The enforcement action highlights the increasing scrutiny of digital advertising practices by European privacy regulators. The CNIL emphasized that accessing data stored on users' devices without consent violates privacy regulations, regardless of whether that data is subsequently utilized.

For cookie management compliance, CNIL specified that companies must implement technical solutions preventing cookie reading after consent withdrawal. This requirement extends to third-party cookies, where the primary website operator must ensure partner compliance with consent withdrawal mechanisms.

The decision represents one of several recent privacy enforcement actions by CNIL. In the past three months, the authority has taken action against multiple companies, including a €250,000 fine against Cosmospace and a €150,000 penalty for Telemaque in October 2024, as well as an €800,000 fine imposed on Cegedim Santé in September 2024.

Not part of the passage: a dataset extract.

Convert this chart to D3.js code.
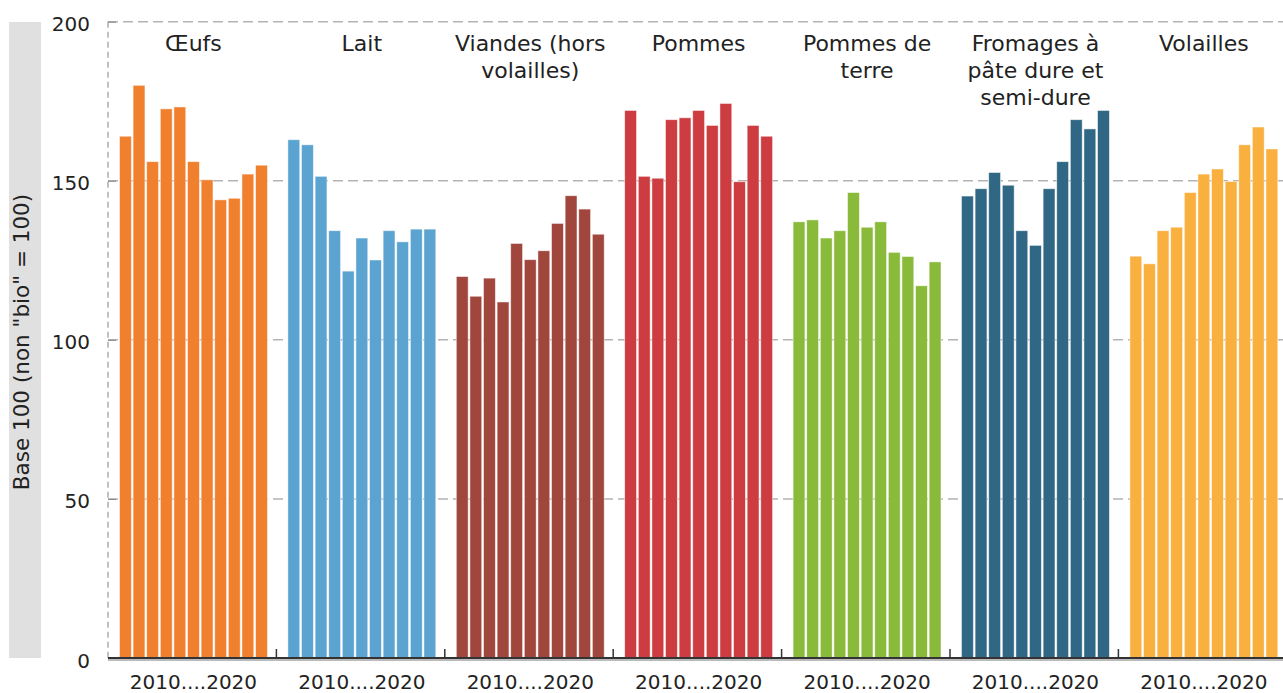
<!DOCTYPE html>
<html>
<head>
<meta charset="utf-8">
<script src="https://cdn.jsdelivr.net/npm/d3@7"></script>
<style>
  body { margin: 0; background: #fff; }
  svg { display: block; font-family: "DejaVu Sans", sans-serif; }
</style>
</head>
<body>
<svg id="chart" width="1283" height="693"></svg>
<script>
// catégories et titres (retour à la ligne comme dans la figure)
const categories = ["oeufs", "lait", "viandes", "pommes", "pdt", "fromages", "volailles"];
const titles = [
  ["Œufs"],
  ["Lait"],
  ["Viandes (hors", "volailles)"],
  ["Pommes"],
  ["Pommes de", "terre"],
  ["Fromages à", "pâte dure et", "semi-dure"],
  ["Volailles"]
];
const colors = ["#f07f2e", "#5ba3d0", "#a0463c", "#cc3c40", "#8aba3a", "#306785", "#f9b03f"];
const years = [2010, 2011, 2012, 2013, 2014, 2015, 2016, 2017, 2018, 2019, 2020];

// indices base 100 (non bio = 100)
const oeufs     = [164, 180, 156, 172.6, 173.2, 156, 150.3, 144, 144.5, 152.1, 154.9];
const lait      = [162.9, 161.3, 151.4, 134.3, 121.6, 132, 125.1, 134.3, 130.8, 134.8, 134.8];
const viandes   = [119.9, 113.7, 119.4, 111.9, 130.3, 125.2, 128, 136.6, 145.3, 141.1, 133.2];
const pommes    = [172.1, 151.4, 150.8, 169.2, 169.8, 172.1, 167.4, 174.3, 149.7, 167.4, 164];
const pdt       = [137.1, 137.7, 132, 134.3, 146.3, 135.4, 137.1, 127.5, 126.2, 117, 124.5];
const fromages  = [145.2, 147.5, 152.6, 148.6, 134.3, 129.7, 147.5, 156, 169.2, 166.3, 172.1];
const volailles = [126.3, 123.9, 134.3, 135.4, 146.3, 152.1, 153.7, 149.8, 161.3, 166.9, 160];
const series = [oeufs, lait, viandes, pommes, pdt, fromages, volailles];

const yTicks = [0, 50, 100, 150, 200];
const yLabel = 'Base 100 (non "bio" = 100)';
const xLabel = "2010....2020";

const svg = d3.select("#chart");
const plotLeft = 108, groupW = 168.4, plotTop = 21.7, plotBottom = 658;

const y = d3.scaleLinear().domain([0, 200]).range([plotBottom, plotTop]);
const xg = d3.scaleBand().domain(categories).range([plotLeft, plotLeft + groupW * categories.length]);
const xi = d3.scaleBand().domain(years).range([11.5, groupW - 9]).paddingInner(0.13);

// bandeau gris du titre de l'axe
svg.append("rect")
  .attr("x", 9).attr("y", 22).attr("width", 32).attr("height", plotBottom - 22)
  .attr("fill", "#e0e0e0");
svg.append("text")
  .attr("transform", `translate(28.5,${(22 + plotBottom) / 2 + 2}) rotate(-90)`)
  .attr("text-anchor", "middle")
  .attr("font-size", 21.5).attr("fill", "#222")
  .text(yLabel);

// grille
svg.append("g").selectAll("line")
  .data(yTicks.filter(d => d > 0))
  .join("line")
  .attr("x1", plotLeft).attr("x2", 1283)
  .attr("y1", d => y(d)).attr("y2", d => y(d))
  .attr("stroke", "#b3b3b3").attr("stroke-width", 1.5)
  .attr("stroke-dasharray", "10,5");

svg.append("line")
  .attr("x1", plotLeft).attr("x2", plotLeft).attr("y1", plotTop).attr("y2", plotBottom)
  .attr("stroke", "#999").attr("stroke-width", 1.2)
  .attr("stroke-dasharray", "6,4");

// axe y
const yAxis = svg.append("g")
  .attr("transform", `translate(${plotLeft},0)`)
  .call(d3.axisLeft(y).tickValues(yTicks).tickSizeInner(-8).tickSizeOuter(0).tickPadding(18));
yAxis.select(".domain").remove();
yAxis.selectAll(".tick line").attr("stroke", "#888");
yAxis.selectAll(".tick text")
  .attr("font-size", 20).attr("font-family", "DejaVu Sans, sans-serif")
  .attr("fill", "#222").attr("dy", "0.45em");

// barres
const groups = svg.append("g").selectAll("g")
  .data(categories)
  .join("g")
  .attr("transform", d => `translate(${xg(d)},0)`);

groups.each(function(cat, gi) {
  d3.select(this).selectAll("rect")
    .data(series[gi])
    .join("rect")
    .attr("x", (d, j) => xi(years[j]))
    .attr("width", xi.bandwidth())
    .attr("y", d => y(d))
    .attr("height", d => y(0) - y(d))
    .attr("fill", colors[gi])
    .attr("stroke", "#fff").attr("stroke-opacity", 0.6).attr("stroke-width", 0.8);

  const cx = (xi.range()[0] + xi.range()[1]) / 2;
  d3.select(this).append("text")
    .attr("text-anchor", "middle").attr("font-size", 22).attr("fill", "#222")
    .selectAll("tspan")
    .data(titles[gi])
    .join("tspan")
    .attr("x", cx)
    .attr("y", (d, k) => 51 + k * 27)
    .text(d => d);

  d3.select(this).append("text")
    .attr("x", cx).attr("y", 689)
    .attr("text-anchor", "middle").attr("font-size", 20).attr("fill", "#222")
    .text(xLabel);
});

// axe du bas
svg.append("line")
  .attr("x1", plotLeft).attr("x2", 1283).attr("y1", plotBottom + 2).attr("y2", plotBottom + 2)
  .attr("stroke", "#bbb").attr("stroke-width", 2);
svg.append("line")
  .attr("x1", plotLeft).attr("x2", 1283).attr("y1", plotBottom).attr("y2", plotBottom)
  .attr("stroke", "#333").attr("stroke-width", 2);
svg.append("g").selectAll("line")
  .data(categories.slice(1))
  .join("line")
  .attr("x1", d => xg(d)).attr("x2", d => xg(d))
  .attr("y1", plotBottom - 9).attr("y2", plotBottom)
  .attr("stroke", "#333").attr("stroke-width", 1.5);
</script>
</body>
</html>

This enforcement action illustrates the complex intersection of email service provision, digital advertising, and privacy rights in the European context. The case establishes important precedents regarding the classification of in-inbox advertising and the technical requirements for proper cookie consent management.

The comprehensive penalty package includes both immediate financial sanctions and ongoing compliance requirements, demonstrating CNIL's commitment to enforcing digital privacy standards across major technology services. The decision provides detailed technical guidance for other companies operating similar services within the European Union's privacy framework.